[SOURCE EXCERPT start]

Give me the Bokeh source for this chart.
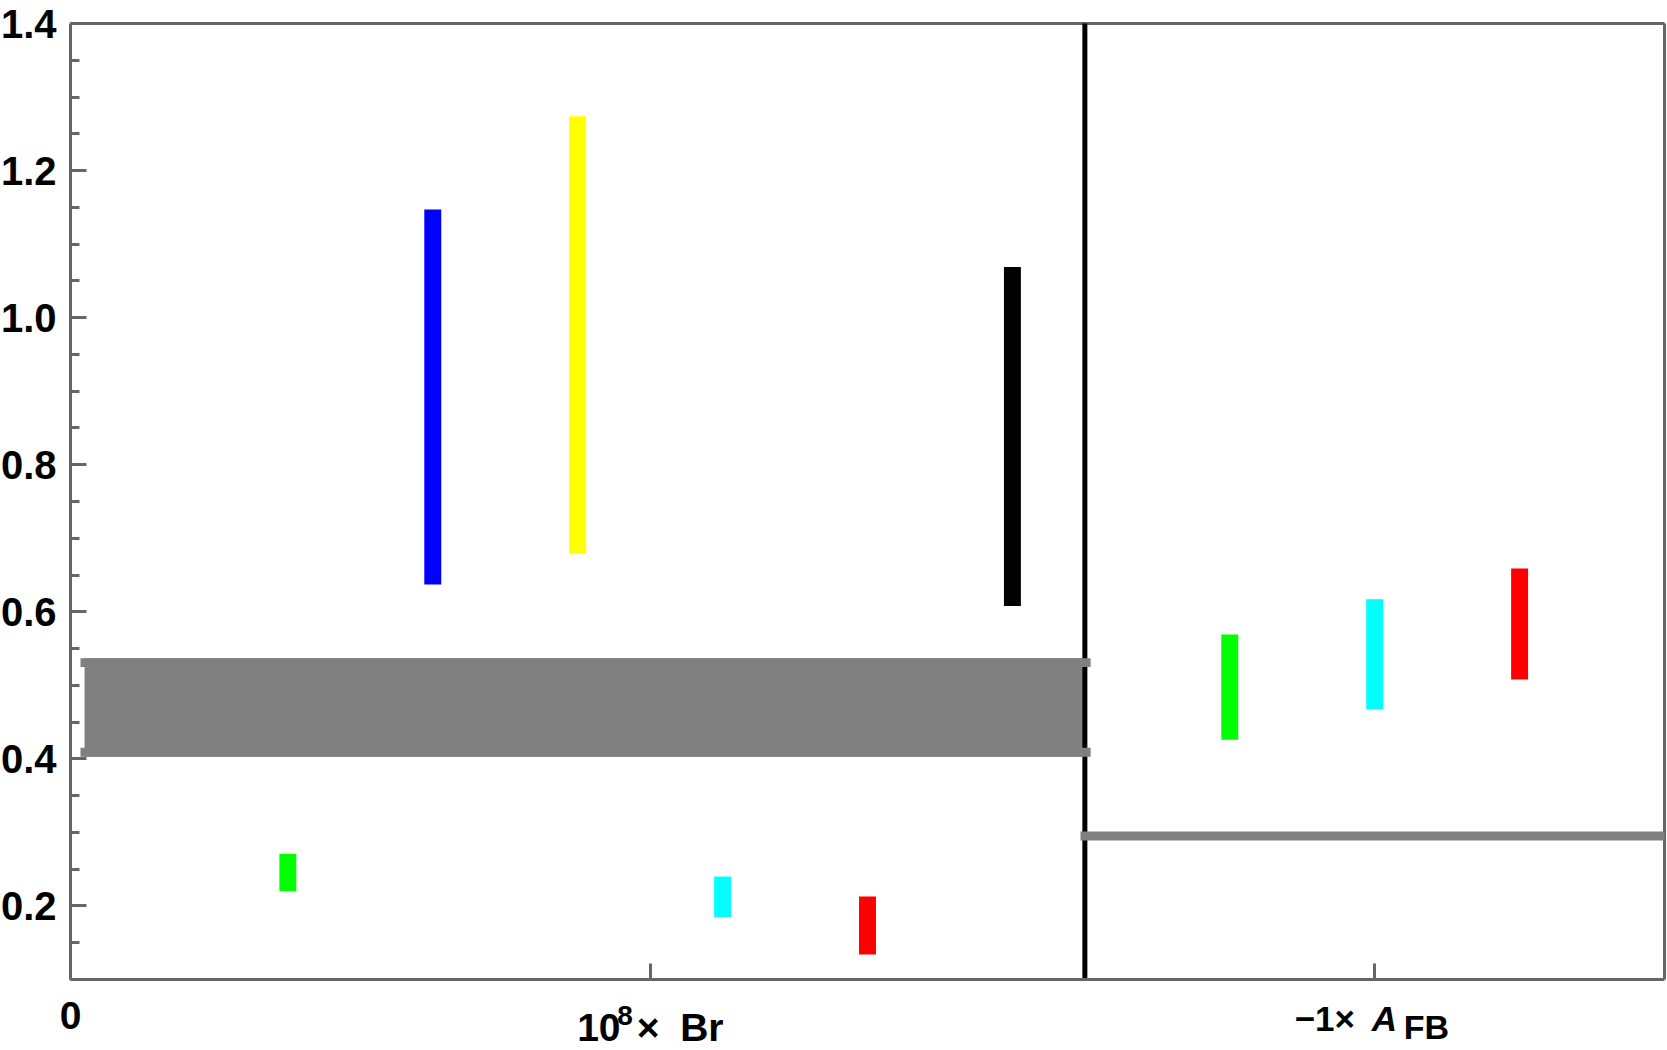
from bokeh.plotting import figure
from bokeh.models import Range1d, FixedTicker, ColumnDataSource
from bokeh.core.properties import value
from bokeh.embed import file_html
from bokeh.resources import INLINE

# ---- data ----
left_x = [1.5, 2.5, 3.5, 4.5, 5.5, 6.5]
left_low = [0.220, 0.637, 0.679, 0.185, 0.134, 0.608]
left_high = [0.271, 1.147, 1.274, 0.240, 0.213, 1.069]
left_colors = ["#00FF00", "#0000FF", "#FFFF00", "#00FFFF", "#FF0000", "#000000"]

right_x = [8.0, 9.0, 10.0]
right_low = [0.426, 0.467, 0.508]
right_high = [0.569, 0.617, 0.659]
right_colors = ["#00FF00", "#00FFFF", "#FF0000"]

band_low = 0.403
band_high = 0.537
band_x0 = 0.097
band_x1 = 7.01
cap_x0 = 0.069
cap_x1 = 7.04
cap_h = 0.0122

afb_line_y = 0.295
afb_line_x0 = 6.97
afb_line_x1 = 11.0

divider_x = 7.0

x_start, x_end = 0.0, 11.0
y_start, y_end = 0.1, 1.4
y_ticks = [0.2, 0.4, 0.6, 0.8, 1.0, 1.2, 1.4]
y_tick_labels = ["0.2", "0.4", "0.6", "0.8", "1.0", "1.2", "1.4"]
y_minor = [round(0.1 + 0.05 * i, 2) for i in range(27)]
x_major = [0]
x_major_labels = ["0"]
x_label_ticks = [4, 9]
br_label = ["10", "8", "\u00d7", "Br"]
afb_label = ["\u22121\u00d7", "A", "FB"]

FONT = "Liberation Sans"
AX = "#666666"
GRAY = "#808080"

# ---- geometry (pixels) ----
W, H = 1666, 1050
PAD_LEFT, PAD_RIGHT, PAD_TOP, PAD_BOT = 70, 2, 23, 71   # room around the data box
PX_X = (W - PAD_LEFT - PAD_RIGHT) / (x_end - x_start)
PX_Y = (H - PAD_TOP - PAD_BOT) / (y_end - y_start)

p = figure(width=W, height=H, output_backend="svg", toolbar_location=None, title=None,
           x_range=Range1d(x_start - PAD_LEFT / PX_X, x_end + PAD_RIGHT / PX_X),
           y_range=Range1d(y_start - PAD_BOT / PX_Y, y_end + PAD_TOP / PX_Y),
           min_border_left=0, min_border_right=0, min_border_top=0, min_border_bottom=0)
p.grid.visible = False
p.outline_line_color = None
p.background_fill_color = "white"
p.border_fill_color = "white"

for ax in (p.xaxis[0], p.yaxis[0]):
    ax.axis_line_color = AX
    ax.axis_line_width = 3
    ax.major_tick_line_color = AX
    ax.major_tick_line_width = 3
    ax.minor_tick_line_color = AX
    ax.minor_tick_line_width = 3
    ax.major_tick_in = 16
    ax.major_tick_out = 0
    ax.minor_tick_out = 0
    ax.major_label_text_font = FONT
    ax.major_label_text_font_style = "bold"
    ax.major_label_text_color = "black"
    ax.major_label_text_font_size = "40px"

yax = p.yaxis[0]
yax.fixed_location = x_start
yax.bounds = (y_start, y_end)
yax.ticker = FixedTicker(ticks=y_ticks, minor_ticks=y_minor)
yax.major_label_overrides = {t: s for t, s in zip(y_ticks, y_tick_labels)}
yax.major_label_standoff = 14
yax.minor_tick_in = 9

xax = p.xaxis[0]
xax.fixed_location = y_start
xax.bounds = (x_start, x_end)
xax.ticker = FixedTicker(ticks=x_major, minor_ticks=x_label_ticks)
xax.major_label_overrides = {t: s for t, s in zip(x_major, x_major_labels)}
xax.major_label_text_font_size = "39px"
xax.minor_tick_in = 16
xax.major_label_standoff = 22

# top and right edges of the box
p.segment(x0=[x_start, x_end], y0=[y_end, y_start], x1=[x_end, x_end], y1=[y_end, y_end],
          line_color=AX, line_width=3)

# gray band (body)
p.quad(left=[band_x0], right=[band_x1], bottom=[band_low], top=[band_high],
       fill_color=GRAY, line_color=None)

# divider line
p.segment(x0=[divider_x], y0=[y_start], x1=[divider_x], y1=[y_end], line_color="black", line_width=5)

# band caps
p.quad(left=[cap_x0, cap_x0], right=[cap_x1, cap_x1],
       bottom=[band_high - cap_h, band_low], top=[band_high, band_low + cap_h],
       fill_color=GRAY, line_color=None)

# A_FB horizontal line
p.segment(x0=[afb_line_x0], y0=[afb_line_y], x1=[afb_line_x1], y1=[afb_line_y],
          line_color=GRAY, line_width=9)

# bars
src_l = ColumnDataSource(dict(x=left_x, bottom=left_low, top=left_high, color=left_colors))
p.vbar(x="x", bottom="bottom", top="top", width=0.117, fill_color="color",
       line_color=None, source=src_l)
src_r = ColumnDataSource(dict(x=right_x, bottom=right_low, top=right_high, color=right_colors))
p.vbar(x="x", bottom="bottom", top="top", width=0.117, fill_color="color",
       line_color=None, source=src_r)

# ---- x category labels under the axis (position given in px below the axis) ----
def lab(x, text, xoff, px_below, size, align="left", style="bold"):
    p.text(x=[x], y=[y_start - px_below / PX_Y], text=[text], x_offset=xoff, text_align=align,
           text_baseline="alphabetic", text_font=value(FONT), text_font_style=style,
           text_font_size=size, text_color="black")

lab(x_label_ticks[0], br_label[0], -73, 48, "39px")
lab(x_label_ticks[0], br_label[1], -33, 36, "28px")
lab(x_label_ticks[0], br_label[2], -2, 48, "39px", align="center")
lab(x_label_ticks[0], br_label[3], 30, 48, "39px")

lab(x_label_ticks[1], afb_label[0], -80, 39, "35px")
lab(x_label_ticks[1], afb_label[1], -3, 39, "35px", style="bold italic")
lab(x_label_ticks[1], afb_label[2], 29, 47, "34px")

open("out.html", "w").write(file_html(p, INLINE))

[SOURCE EXCERPT end]

Write out exactly the opening lines of the data, stopping after the line that holds "divider_x = 7.0". Exclude pictures.

Give me the Bokeh source for this chart.
from bokeh.plotting import figure
from bokeh.models import Range1d, FixedTicker, ColumnDataSource
from bokeh.core.properties import value
from bokeh.embed import file_html
from bokeh.resources import INLINE

# ---- data ----
left_x = [1.5, 2.5, 3.5, 4.5, 5.5, 6.5]
left_low = [0.220, 0.637, 0.679, 0.185, 0.134, 0.608]
left_high = [0.271, 1.147, 1.274, 0.240, 0.213, 1.069]
left_colors = ["#00FF00", "#0000FF", "#FFFF00", "#00FFFF", "#FF0000", "#000000"]

right_x = [8.0, 9.0, 10.0]
right_low = [0.426, 0.467, 0.508]
right_high = [0.569, 0.617, 0.659]
right_colors = ["#00FF00", "#00FFFF", "#FF0000"]

band_low = 0.403
band_high = 0.537
band_x0 = 0.097
band_x1 = 7.01
cap_x0 = 0.069
cap_x1 = 7.04
cap_h = 0.0122

afb_line_y = 0.295
afb_line_x0 = 6.97
afb_line_x1 = 11.0

divider_x = 7.0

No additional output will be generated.